New Year’s resolutions focus on mere symptoms — overeating, lateness — of our disconnection from ourselves and others. They are bound to fail. But this time-tested method — taken from the best traditions of self-help — can turn your 2014 into a genuinely more meaningful year for you in all areas of life. Here are five simple steps.
1. Try being a little kinder
Toward the end of his life, the 20th century novelist and spiritual journeyer Aldous Huxley was asked by a reporter to name — out of all the Eastern philosophies, psychedelic experiments and human-potential exercises that the British intellectual had attempted — the one best method for inner development. “Just try being a little kinder,” he replied. Huxley wasn’t being glib — he was entirely serious. Christ, the Buddha and the Talmudic sages alike recognized kindness as a revolutionary act.

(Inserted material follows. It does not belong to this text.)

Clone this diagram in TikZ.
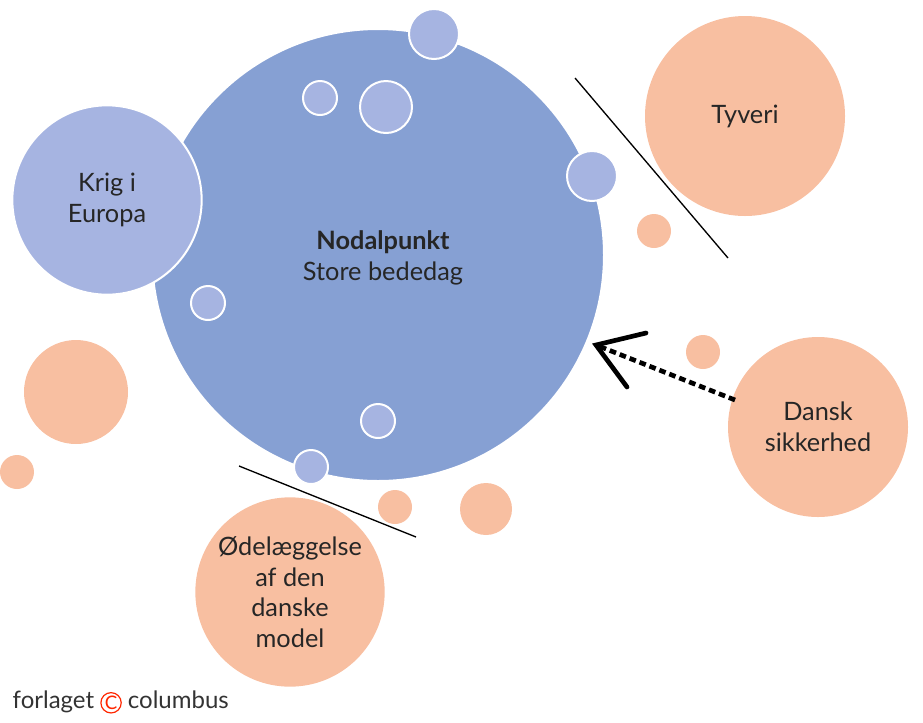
\documentclass[tikz,border=0pt]{standalone}
\usepackage{fontspec}
\setmainfont{Lato}
\begin{document}
\begin{tikzpicture}[x=0.75pt,y=-0.75pt,
 blue/.style={circle,fill=bl,draw=white,line width=1.5pt,inner sep=0pt},
 sal/.style={circle,fill=sa,draw=none,inner sep=0pt},
 lbl/.style={align=center,font=\fontsize{19}{23}\selectfont,text=black!85}]
\definecolor{mb}{HTML}{86A0D3}
\definecolor{bl}{HTML}{A6B4E1}
\definecolor{sa}{HTML}{F8BFA1}
\useasboundingbox (0,0) rectangle (923,722);
\node[circle,fill=mb,draw=white,line width=1.5pt,minimum size=339pt] (main) at (378,255) {};
\node[lbl] (mt) at (383,258) {\textbf{Nodalpunkt}\\Store bededag};
\foreach \n/\x/\y/\r in {b1/434/34/25,b2/320/98/17,b3/386/107/26,b4/592/176/25,b5/208/303/17,b6/378/421/17,b7/311/467/17}
  \node[blue,minimum size=1.5*\r pt] (\n) at (\x,\y) {};
\node[blue,minimum size=142pt,lbl] (krig) at (107,200) {Krig i\\Europa};
\node[sal,minimum size=150pt,lbl] (tyv) at (745,116) {Tyveri};
\node[sal,minimum size=135pt,lbl] (dansk) at (818,427) {Dansk\\sikkerhed};
\node[sal,minimum size=142pt,lbl] (oed) at (290,592) {Ødelæggelse\\af den\\danske\\model};
\foreach \n/\x/\y/\r in {s1/654/231/17,s2/703/352/17,s3/76/392/52,s4/17/472/17,s5/395/507/17,s6/486/509/26}
  \node[sal,minimum size=1.5*\r pt] (\n) at (\x,\y) {};
\coordinate (l1a) at (575,78); \coordinate (l1b) at (728,258);
\coordinate (l2a) at (239,466); \coordinate (l2b) at (416,537);
\draw[line width=1pt] (l1a) -- (l1b);
\draw[line width=1pt] (l2a) -- (l2b);
\coordinate (tip) at (596,345);
\coordinate (ds) at (735,400);
\coordinate (h1) at (646,333); \coordinate (h2) at (627,387);
\draw[line width=3.5pt,dash pattern=on 5pt off 3pt] (ds) -- (tip);
\draw[line width=3.5pt,line cap=round,line join=miter] (h1) -- (tip) -- (h2);
\node[font=\fontsize{18}{20}\selectfont,text=black!80,anchor=west] (logo) at (8,702) {forlaget \tikz[baseline=-4pt]\node[circle,draw=red!70!orange,line width=0.9pt,inner sep=0.5pt,text=red!70!orange,font=\fontsize{14}{14}\selectfont]{C};\ columbus};
\end{tikzpicture}
\end{document}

(MORE: The 10 Best Self-Help Books You’ve (Probably) Never Heard Of)
2. Be unsparingly honest about personal goals
What if a genie promised you a wish, but with a catch: you had to tell him the truth about what you really wanted — otherwise you’d lose everything. We internally repeat what we want to believe about ourselves (“I enjoy my work”) but rarely with self-scrutiny. Make a list — every day — of what you truly, deeply want out of life. Revise it repeatedly, until you feel you are being unflinching honest about your desires. This doesn’t mean becoming Walter White, but you should know what you really want. You may be surprised where it leads you.
3. Radically forgive even cruel people
Nelson Mandela did not bring justice to South Africa so much as he brought forgiveness and reconciliation. The thirst for justice often translates into vengeance, which is life withering on both a national and intimate scale. Observe New Year’s Day in a radically new way by making an authentic effort to forgive everyone — yes, everyone — who has ever hurt you. If you can honestly attempt this — and it may require a lifetime of repeat tries — you will begin to experience a new sense of inner calm.
4. Express gratitude daily
As Joni Mitchell sang, “Don’t it always seem to go that you don’t know what you’ve got till it’s gone.” These words are prophecy. We bypass incredible blessings each day. After actor Christopher Reeve was rendered quadriplegic in an accident, he observed: “I see somebody just get up out of a chair and stretch and I go, ‘No, you’re not even thinking about what you’re doing and how lucky you are to do that.’” Every morning — no matter what stresses you face — enumerate at least three things for which you are grateful. It will set your day on a different track.
5. Commit to civility
We live in an era of “global cooling,” in the words of therapist Piero Ferrucci. A stifling degree of cynicism and coarseness abounds in e-mail, texts and postings. Humiliation, gossip and snarkiness emanate daily from reality TV, political talk shows, and radio shock jocks. Take one radical stand: Commit yourself to civility in all communication. Compose every text, e-mail and posting as though it were addressed to someone you love. The effects may go beyond anything you would expect.